Neuropeptides define escape responses to a subset of thermal pulse stimuli
Neuropeptide signaling was shown to be required for avoidance of noxious thermal stimuli [7, 8]. We examined thermally induced avoidance responses of mutants harboring loss of function of genes encoding proprotein convertase (egl-3) and carboxypeptidase (egl-21) [33] that are required for efficient neuropeptide processing. We found that animals carrying loss-of-function alleles of these genes were defective in responding to a ΔT = 0.4°C. Interestingly, all neuropeptide-processing-impaired strains were able to elicit an avoidance response similar to N2 at ΔT = 1.0°C. However, animals harboring loss-of-function mutations in egl-21 and egl-3 were defective at ΔT = 4.8°C and ΔT = 9.1°C, respectively. This difference probably reflects the penetrance of the different alleles of egl-21 and egl-3 with respect to the thermal avoidance behavior (Figure 8C). We conclude that whereas glutamate and neuropeptide signaling is required for responses to ΔT = 0.4°C, neuropeptides but not glutamate are dispensable for responses at ΔT = 1.0°C. For higher ΔT, we found neuropeptide but not glutamate involvement in mediating different aspects of the thermal avoidance behavior. Taken together, these results suggest that distinct combinations of glutamatergic, catecholaminergic and peptidergic signaling shape avoidance responses at different intensities of noxious thermal stimuli.

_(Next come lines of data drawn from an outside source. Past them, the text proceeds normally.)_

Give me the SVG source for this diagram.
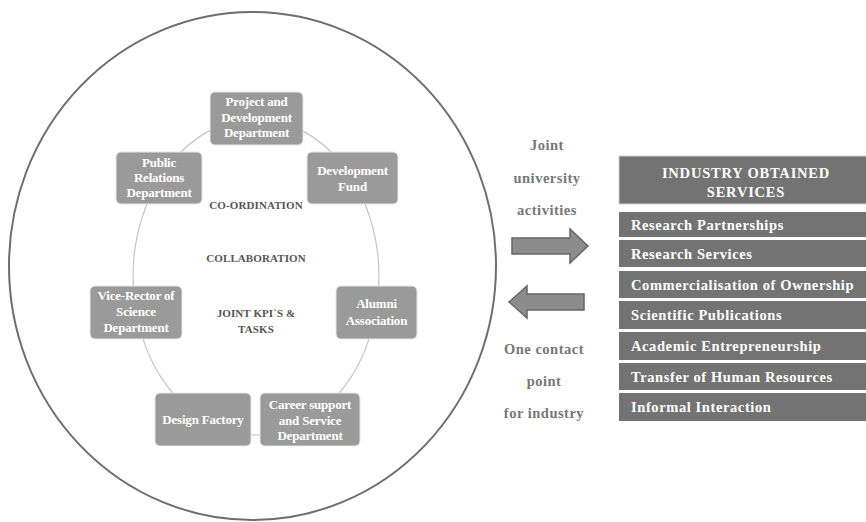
<svg xmlns="http://www.w3.org/2000/svg" width="866" height="522" viewBox="0 0 866 522">
<style>
.node rect{fill:#9a9a9a;stroke:#e6e6e6;stroke-width:1}
.nt{font-family:"Liberation Serif","Times New Roman",serif;font-weight:bold;font-size:13px;fill:#ffffff;text-anchor:middle;letter-spacing:-0.2px}
.ct{font-family:"Liberation Serif","Times New Roman",serif;font-weight:bold;font-size:11px;fill:#555555;text-anchor:middle;letter-spacing:0.1px}
.lt{font-family:"Liberation Serif","Times New Roman",serif;font-weight:bold;font-size:14.5px;fill:#777777;text-anchor:middle;letter-spacing:0.5px}
.srv rect{fill:#737373}
.st{font-family:"Liberation Serif","Times New Roman",serif;font-weight:bold;font-size:14.5px;fill:#ffffff;letter-spacing:0.6px}
.ht{font-family:"Liberation Serif","Times New Roman",serif;font-weight:bold;font-size:14.5px;fill:#ffffff;text-anchor:middle;letter-spacing:0.8px}
.arrow{fill:#8c8c8c;stroke:#666666;stroke-width:1.5;stroke-linejoin:miter}
</style>
<rect width="866" height="522" fill="#ffffff"/>
<ellipse id="outer-circle" cx="252.5" cy="266" rx="243.5" ry="254" fill="none" stroke="#6e6e6e" stroke-width="2"/>
<g id="connectors">
<ellipse cx="256" cy="277" rx="123" ry="158" fill="none" stroke="#c4c4c4" stroke-width="1.2"/>
<path class="arrow" d="M512,238 L570,238 L570,229 L588,246 L570,263 L570,254 L512,254 Z"/>
<path class="arrow" d="M584,294 L527,294 L527,286 L509,302 L527,318 L527,310 L584,310 Z"/>
</g>
<g id="node-project" class="node">
<rect x="210" y="92" width="93" height="53" rx="5"/>
<text class="nt" x="256.5" y="106">Project and</text>
<text class="nt" x="256.5" y="122">Development</text>
<text class="nt" x="256.5" y="137">Department</text>
</g>
<g id="node-pr" class="node">
<rect x="116" y="152" width="86" height="52" rx="5"/>
<text class="nt" x="159" y="167">Public</text>
<text class="nt" x="159" y="182">Relations</text>
<text class="nt" x="159" y="197">Department</text>
</g>
<g id="node-devfund" class="node">
<rect x="307" y="152" width="91" height="52" rx="5"/>
<text class="nt" x="352.5" y="175">Development</text>
<text class="nt" x="352.5" y="191">Fund</text>
</g>
<g id="node-vicerector" class="node">
<rect x="90" y="286" width="92" height="53" rx="5"/>
<text class="nt" x="136" y="300">Vice-Rector of</text>
<text class="nt" x="136" y="316">Science</text>
<text class="nt" x="136" y="332">Department</text>
</g>
<g id="node-alumni" class="node">
<rect x="336" y="286" width="81" height="53" rx="5"/>
<text class="nt" x="376.5" y="308">Alumni</text>
<text class="nt" x="376.5" y="325">Association</text>
</g>
<g id="node-design" class="node">
<rect x="155" y="393" width="96" height="53" rx="5"/>
<text class="nt" x="203" y="424">Design Factory</text>
</g>
<g id="node-career" class="node">
<rect x="260" y="393" width="100" height="53" rx="5"/>
<text class="nt" x="310" y="409">Career support</text>
<text class="nt" x="310" y="425">and Service</text>
<text class="nt" x="310" y="440">Department</text>
</g>
<g id="center-labels">
<text class="ct" x="256" y="209">CO-ORDINATION</text>
<text class="ct" x="256" y="262">COLLABORATION</text>
<text class="ct" x="256" y="317">JOINT KPI`S &amp;</text>
<text class="ct" x="256" y="333">TASKS</text>
</g>
<g id="side-labels">
<text class="lt" x="547" y="150">Joint</text>
<text class="lt" x="547" y="183">university</text>
<text class="lt" x="547" y="215">activities</text>
<text class="lt" x="544" y="354">One contact</text>
<text class="lt" x="544" y="386">point</text>
<text class="lt" x="544" y="418">for industry</text>
</g>
<g id="services" class="srv">
<rect x="619" y="156" width="250" height="48" stroke="#d0d0d0" stroke-width="1"/>
<text class="ht" x="746" y="178">INDUSTRY OBTAINED</text>
<text class="ht" x="746" y="197">SERVICES</text>
<rect x="619" y="212" width="250" height="25"/>
<text class="st" x="631" y="230">Research Partnerships</text>
<rect x="619" y="240" width="250" height="27"/>
<text class="st" x="631" y="259">Research Services</text>
<rect x="619" y="271" width="250" height="27"/>
<text class="st" x="631" y="290">Commercialisation of Ownership</text>
<rect x="619" y="301" width="250" height="28"/>
<text class="st" x="631" y="320">Scientific Publications</text>
<rect x="619" y="332" width="250" height="28"/>
<text class="st" x="631" y="351">Academic Entrepreneurship</text>
<rect x="619" y="363" width="250" height="27"/>
<text class="st" x="631" y="382">Transfer of Human Resources</text>
<rect x="619" y="393" width="250" height="28"/>
<text class="st" x="631" y="412">Informal Interaction</text>
</g>
</svg>
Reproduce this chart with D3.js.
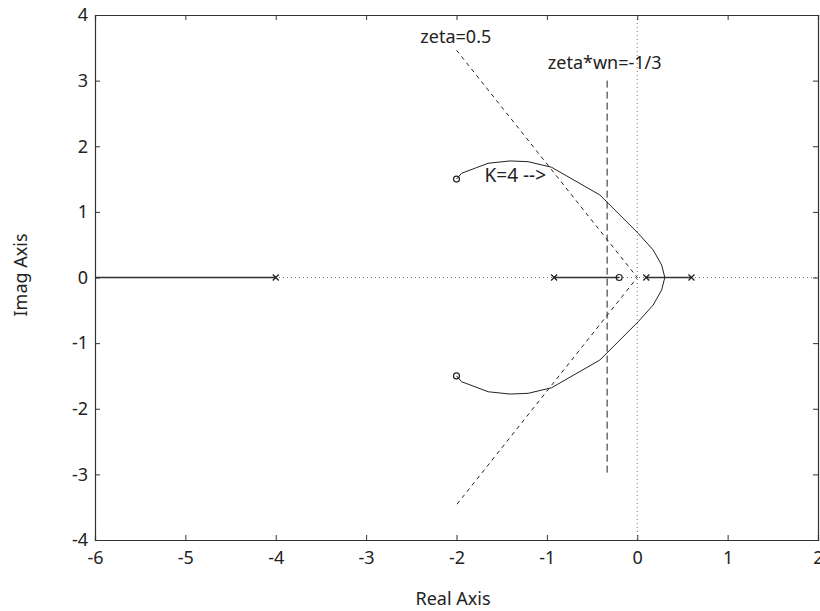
<!DOCTYPE html>
<html><head><meta charset="utf-8">
<script src="https://cdn.jsdelivr.net/npm/d3@7"></script>
<style>body{margin:0;background:#fff}svg text{font-family:"Noto Sans","Open Sans",sans-serif;fill:#222}</style>
</head><body><svg id="c" width="820" height="611"></svg>
<script>
const xTicks = [-6,-5,-4,-3,-2,-1,0,1,2];
const yTicks = [-4,-3,-2,-1,0,1,2,3,4];
const poleRe = [-4, -0.92, 0.1, 0.6];
const poleIm = [0, 0, 0, 0];
const zeroRe = [-0.2, -2, -2];
const zeroIm = [0, 1.5, -1.5];
// upper complex branch (lower is its mirror)
const branchRe = [0.305, 0.27, 0.176, 0.01, -0.414, -0.948, -1.207, -1.409, -1.649, -1.944, -2];
const branchIm = [0, 0.19, 0.42, 0.674, 1.258, 1.68, 1.765, 1.776, 1.741, 1.588, 1.5];
// real-axis segments
const segStart = [-6, -0.92, 0.1];
const segEnd = [-4, -0.2, 0.6];
const zetaLineRe = [-2, 0, -2];
const zetaLineIm = [3.464, 0, -3.464];
const sigmaRe = [-1/3, -1/3];
const sigmaIm = [3, -3];
const labels = ["zeta=0.5", "zeta*wn=-1/3", "K=4 -->"];
const labelRe = [-2.4, -0.99, -1.69];
const labelIm = [3.57, 3.17, 1.46];

const svg = d3.select("#c");
const L=95, R=818, T=15, B=540;
const x = d3.scaleLinear().domain([-6,2]).range([L,R]);
const y = d3.scaleLinear().domain([-4,4]).range([B,T]);
const g = svg.append("g");
const fmt = d => String(d);

// dotted zero axes
g.append("line").attr("x1",x(-6)).attr("x2",x(2)).attr("y1",y(0)).attr("y2",y(0))
 .attr("stroke","#777").attr("stroke-width",1).attr("stroke-dasharray","1,3");
g.append("line").attr("x1",x(0)).attr("x2",x(0)).attr("y1",y(-4)).attr("y2",y(4))
 .attr("stroke","#777").attr("stroke-width",1).attr("stroke-dasharray","1,3");

// axes frame + ticks
const ax = svg.append("g");
const xb = ax.append("g").attr("transform",`translate(0,${B})`).call(d3.axisBottom(x).tickValues(xTicks).tickSize(-5).tickPadding(11).tickFormat(fmt));
const xt = ax.append("g").attr("transform",`translate(0,${T})`).call(d3.axisTop(x).tickValues(xTicks).tickSize(-5).tickFormat(""));
const yl = ax.append("g").attr("transform",`translate(${L},0)`).call(d3.axisLeft(y).tickValues(yTicks).tickSize(-5).tickPadding(7).tickFormat(fmt));
const yr = ax.append("g").attr("transform",`translate(${R},0)`).call(d3.axisRight(y).tickValues(yTicks).tickSize(-5).tickFormat(""));
ax.selectAll(".domain").attr("stroke","#333").attr("stroke-width",1.2);
ax.selectAll(".tick line").attr("stroke","#333");
ax.selectAll("text").attr("font-family","'Noto Sans',sans-serif").attr("font-size",18).attr("fill","#222");

// real-axis branches
segStart.forEach((s,i)=>{
  g.append("line").attr("x1",x(s)).attr("x2",x(segEnd[i])).attr("y1",y(0)).attr("y2",y(0))
   .attr("stroke","#333").attr("stroke-width",1.3);
});

// complex branches
const pts = branchRe.map((r,i)=>[r,branchIm[i]]);
const line = d3.line().x(d=>x(d[0])).y(d=>y(d[1]));
g.append("path").attr("d",line(pts)).attr("fill","none").attr("stroke","#222").attr("stroke-width",1);
g.append("path").attr("d",line(pts.map(p=>[p[0],-p[1]]))).attr("fill","none").attr("stroke","#222").attr("stroke-width",1);

// zeta line
g.append("path").attr("d",line(zetaLineRe.map((r,i)=>[r,zetaLineIm[i]])))
 .attr("fill","none").attr("stroke","#222").attr("stroke-width",1).attr("stroke-dasharray","4,4");
// sigma line
g.append("path").attr("d",line(sigmaRe.map((r,i)=>[r,sigmaIm[i]])))
 .attr("fill","none").attr("stroke","#222").attr("stroke-width",1).attr("stroke-dasharray","7,4");

// poles
poleRe.forEach((r,i)=>{
  const cx=x(r), cy=y(poleIm[i]), s=3;
  g.append("path").attr("d",`M${cx-s},${cy-s}L${cx+s},${cy+s}M${cx-s},${cy+s}L${cx+s},${cy-s}`)
   .attr("stroke","#222").attr("stroke-width",1.3);
});
// zeros
zeroRe.forEach((r,i)=>{
  g.append("circle").attr("cx",x(r)).attr("cy",y(zeroIm[i])).attr("r",3)
   .attr("fill","none").attr("stroke","#222").attr("stroke-width",1.2);
});

// annotations
labels.forEach((t,i)=>{
  svg.append("text").attr("x",x(labelRe[i])).attr("y",y(labelIm[i])).text(t)
   .attr("font-size",i===2?19:18)
   .attr("font-family",i===2?"'Liberation Sans',Arial,sans-serif":"'Noto Sans',sans-serif");
});

// axis titles
svg.append("text").attr("x",453).attr("y",605).attr("text-anchor","middle").attr("font-size",18).text("Real Axis");
svg.append("text").attr("transform","translate(27,275) rotate(-90)").attr("text-anchor","middle").attr("font-size",18).text("Imag Axis");
</script></body></html>
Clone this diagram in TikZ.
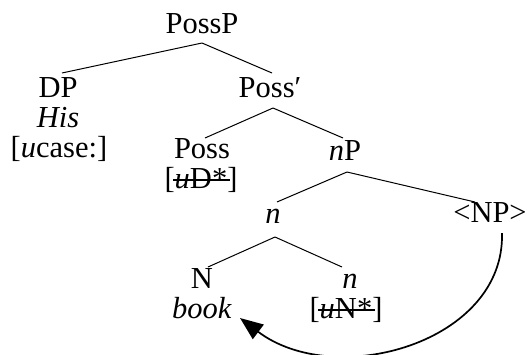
\documentclass[tikz,border=0pt]{standalone}
\usepackage{fontspec}
\setmainfont{Liberation Serif}
\usetikzlibrary{arrows.meta}
\begin{document}
\begin{tikzpicture}[x=1pt,y=-1pt,
  every node/.style={inner sep=0pt, anchor=base, font=\fontsize{30.5}{30}\selectfont},
  edge/.style={line width=1pt},
  strike/.style={line width=1.2pt},
  move/.style={line width=1.7pt, -{Triangle[length=23pt,width=18pt]}}]
\useasboundingbox (0,0) rectangle (527,354);
% nodes
\node (possp)   at (202,33)  {PossP};
\node (dp)      at (58,97)   {DP};
\node (his)     at (58,127)  {\textit{His}};
\node (ucase)   at (59,157)  {[\textit{u}case:]};
\node (possbar) at (270,97)  {Poss′};
\node (poss)    at (202,158) {Poss};
\node (ud)      at (201,188) {[\textit{u}D*]};
\node (np)      at (345,160) {\textit{n}P};
\node (n1)      at (273,223) {\textit{n}};
\node (npt)     at (490,222) {<NP>};
\node (nn)      at (202,288) {N};
\node (book)    at (202,318) {\textit{book}};
\node (n2)      at (350,288) {\textit{n}};
\node (un)      at (346,318) {[\textit{u}N*]};
% strike-outs
\draw[strike] ([shift={(9,-8)}]ud.base west) -- ([shift={(-8,-8)}]ud.base east);
\draw[strike] ([shift={(9,-8)}]un.base west) -- ([shift={(-8,-8)}]un.base east);
% edges
\draw[edge] ([shift={(0,10)}]possp.base) -- ([shift={(4,-24)}]dp.base);
\draw[edge] ([shift={(0,10)}]possp.base) -- ([shift={(2,-24)}]possbar.base);
\draw[edge] ([shift={(3,11)}]possbar.base) -- ([shift={(3,-20)}]poss.base);
\draw[edge] ([shift={(3,11)}]possbar.base) -- ([shift={(-2,-22)}]np.base);
\draw[edge] ([shift={(2,12)}]np.base) -- ([shift={(4,-21)}]n1.base);
\draw[edge] ([shift={(2,12)}]np.base) -- ([shift={(-15,-20)}]npt.base);
\draw[edge] ([shift={(2,14)}]n1.base) -- ([shift={(6,-21)}]nn.base);
\draw[edge] ([shift={(2,14)}]n1.base) -- ([shift={(-8,-21)}]n2.base);
% movement arrow
\draw[move] ([shift={(12,11)}]npt.base) .. controls (505,343) and (335,390) .. ([shift={(38,0)}]book.base);
\end{tikzpicture}
\end{document}
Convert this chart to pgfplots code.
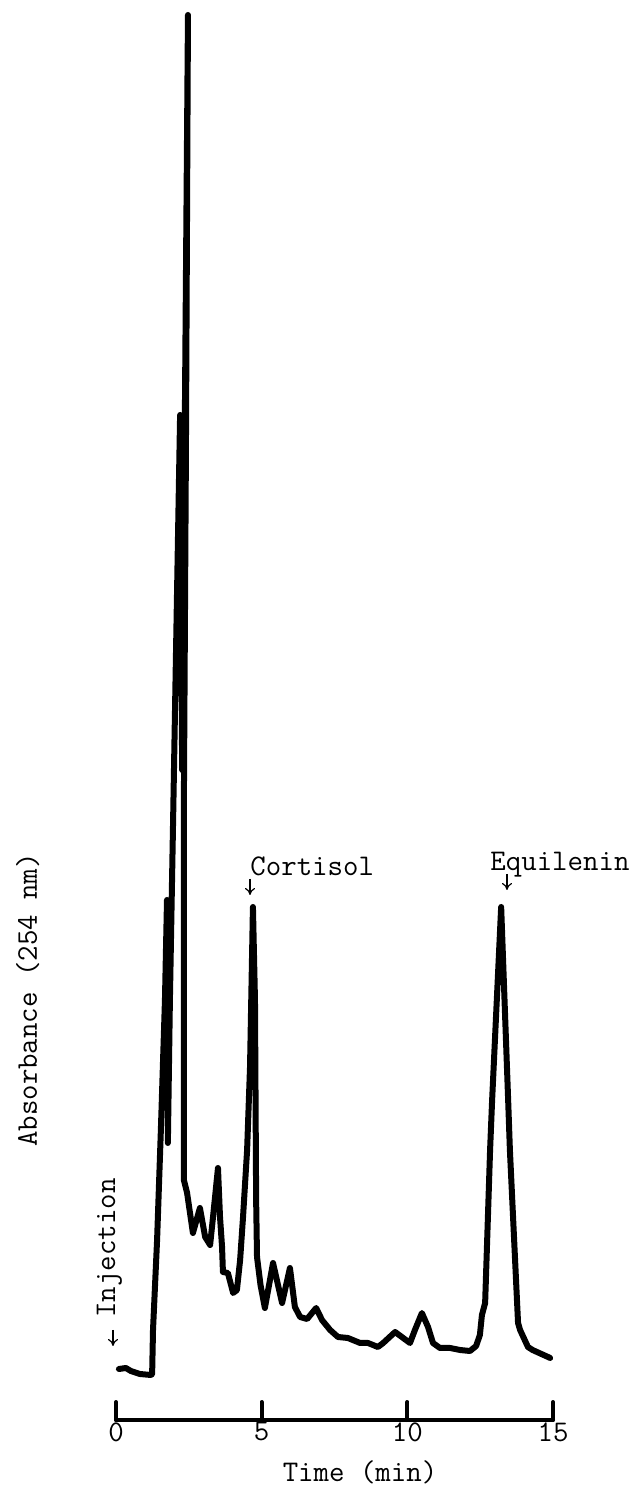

However, the lack of consistent responses for multiple alleles of the same gene precludes us from a definitive conclusion about the involvement of neuropeptides at higher ΔT. Nevertheless, taken together, these data suggest that distinct combinations of neurotransmitter systems operate at ΔT = 0.4°C, 1.0°C, 4.8°C and 9.1°C to give rise to a qualitatively similar stereotypical behavioral response.